━━━━━ INFORMATION PROVIDED ━━━━━

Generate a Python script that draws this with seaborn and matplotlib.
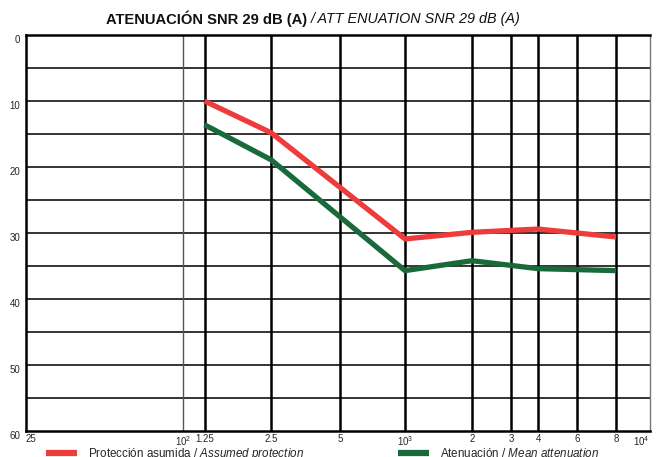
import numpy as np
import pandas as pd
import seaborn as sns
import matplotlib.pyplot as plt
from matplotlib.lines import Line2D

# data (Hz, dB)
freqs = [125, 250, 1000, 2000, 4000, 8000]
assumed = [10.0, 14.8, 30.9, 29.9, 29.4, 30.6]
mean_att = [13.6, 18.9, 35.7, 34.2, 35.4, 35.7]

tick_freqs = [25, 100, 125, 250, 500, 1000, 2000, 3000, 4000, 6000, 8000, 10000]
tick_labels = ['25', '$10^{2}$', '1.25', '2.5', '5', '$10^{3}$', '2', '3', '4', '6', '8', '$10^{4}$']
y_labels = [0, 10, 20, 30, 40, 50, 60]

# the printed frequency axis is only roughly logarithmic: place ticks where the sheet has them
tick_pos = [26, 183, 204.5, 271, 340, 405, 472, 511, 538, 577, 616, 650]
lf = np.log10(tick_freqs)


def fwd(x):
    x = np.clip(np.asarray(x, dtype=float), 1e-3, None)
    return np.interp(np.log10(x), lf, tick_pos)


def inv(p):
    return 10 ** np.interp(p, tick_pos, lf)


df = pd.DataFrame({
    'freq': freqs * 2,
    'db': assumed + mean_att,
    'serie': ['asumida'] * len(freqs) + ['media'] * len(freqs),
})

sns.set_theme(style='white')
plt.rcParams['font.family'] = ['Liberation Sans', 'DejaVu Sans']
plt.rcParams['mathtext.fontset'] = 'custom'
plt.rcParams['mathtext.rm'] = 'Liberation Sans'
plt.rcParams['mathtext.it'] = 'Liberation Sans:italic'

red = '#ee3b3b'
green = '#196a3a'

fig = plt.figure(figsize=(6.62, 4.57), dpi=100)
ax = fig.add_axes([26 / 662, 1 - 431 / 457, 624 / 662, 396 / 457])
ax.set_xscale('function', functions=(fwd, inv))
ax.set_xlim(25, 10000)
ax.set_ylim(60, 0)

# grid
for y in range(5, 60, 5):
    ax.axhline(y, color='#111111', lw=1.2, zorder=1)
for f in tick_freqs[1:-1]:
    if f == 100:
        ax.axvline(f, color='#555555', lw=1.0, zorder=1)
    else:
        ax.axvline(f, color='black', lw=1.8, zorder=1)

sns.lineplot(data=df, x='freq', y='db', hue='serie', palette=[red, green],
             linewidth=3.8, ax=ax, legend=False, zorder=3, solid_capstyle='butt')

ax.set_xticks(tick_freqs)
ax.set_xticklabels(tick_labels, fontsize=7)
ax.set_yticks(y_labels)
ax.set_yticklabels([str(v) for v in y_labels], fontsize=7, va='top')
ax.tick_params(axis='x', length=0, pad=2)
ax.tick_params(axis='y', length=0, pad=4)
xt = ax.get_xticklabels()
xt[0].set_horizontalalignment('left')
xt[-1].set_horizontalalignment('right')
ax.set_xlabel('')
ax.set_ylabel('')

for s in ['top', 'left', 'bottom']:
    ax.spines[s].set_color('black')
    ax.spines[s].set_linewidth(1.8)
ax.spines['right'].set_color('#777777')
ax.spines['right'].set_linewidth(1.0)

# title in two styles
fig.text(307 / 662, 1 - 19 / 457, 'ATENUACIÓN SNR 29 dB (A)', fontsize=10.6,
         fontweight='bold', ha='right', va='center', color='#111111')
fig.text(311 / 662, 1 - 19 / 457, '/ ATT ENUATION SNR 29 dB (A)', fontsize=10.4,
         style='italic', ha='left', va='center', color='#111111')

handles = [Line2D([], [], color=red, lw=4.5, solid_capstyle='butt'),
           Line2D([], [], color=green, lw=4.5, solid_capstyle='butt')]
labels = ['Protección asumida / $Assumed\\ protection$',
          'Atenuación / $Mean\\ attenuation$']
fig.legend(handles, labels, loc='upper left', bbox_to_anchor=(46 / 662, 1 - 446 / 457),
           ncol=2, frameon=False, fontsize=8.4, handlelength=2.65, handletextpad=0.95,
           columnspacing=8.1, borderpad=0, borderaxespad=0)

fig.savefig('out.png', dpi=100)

━━━━━

GOAL
Set the lines above down again, word for word, from the first through the one containing "ax.set_ylim(60, 0)"; pictures excluded.

WORKED SOLUTION
Generate a Python script that draws this with seaborn and matplotlib.
import numpy as np
import pandas as pd
import seaborn as sns
import matplotlib.pyplot as plt
from matplotlib.lines import Line2D

# data (Hz, dB)
freqs = [125, 250, 1000, 2000, 4000, 8000]
assumed = [10.0, 14.8, 30.9, 29.9, 29.4, 30.6]
mean_att = [13.6, 18.9, 35.7, 34.2, 35.4, 35.7]

tick_freqs = [25, 100, 125, 250, 500, 1000, 2000, 3000, 4000, 6000, 8000, 10000]
tick_labels = ['25', '$10^{2}$', '1.25', '2.5', '5', '$10^{3}$', '2', '3', '4', '6', '8', '$10^{4}$']
y_labels = [0, 10, 20, 30, 40, 50, 60]

# the printed frequency axis is only roughly logarithmic: place ticks where the sheet has them
tick_pos = [26, 183, 204.5, 271, 340, 405, 472, 511, 538, 577, 616, 650]
lf = np.log10(tick_freqs)


def fwd(x):
    x = np.clip(np.asarray(x, dtype=float), 1e-3, None)
    return np.interp(np.log10(x), lf, tick_pos)


def inv(p):
    return 10 ** np.interp(p, tick_pos, lf)


df = pd.DataFrame({
    'freq': freqs * 2,
    'db': assumed + mean_att,
    'serie': ['asumida'] * len(freqs) + ['media'] * len(freqs),
})

sns.set_theme(style='white')
plt.rcParams['font.family'] = ['Liberation Sans', 'DejaVu Sans']
plt.rcParams['mathtext.fontset'] = 'custom'
plt.rcParams['mathtext.rm'] = 'Liberation Sans'
plt.rcParams['mathtext.it'] = 'Liberation Sans:italic'

red = '#ee3b3b'
green = '#196a3a'

fig = plt.figure(figsize=(6.62, 4.57), dpi=100)
ax = fig.add_axes([26 / 662, 1 - 431 / 457, 624 / 662, 396 / 457])
ax.set_xscale('function', functions=(fwd, inv))
ax.set_xlim(25, 10000)
ax.set_ylim(60, 0)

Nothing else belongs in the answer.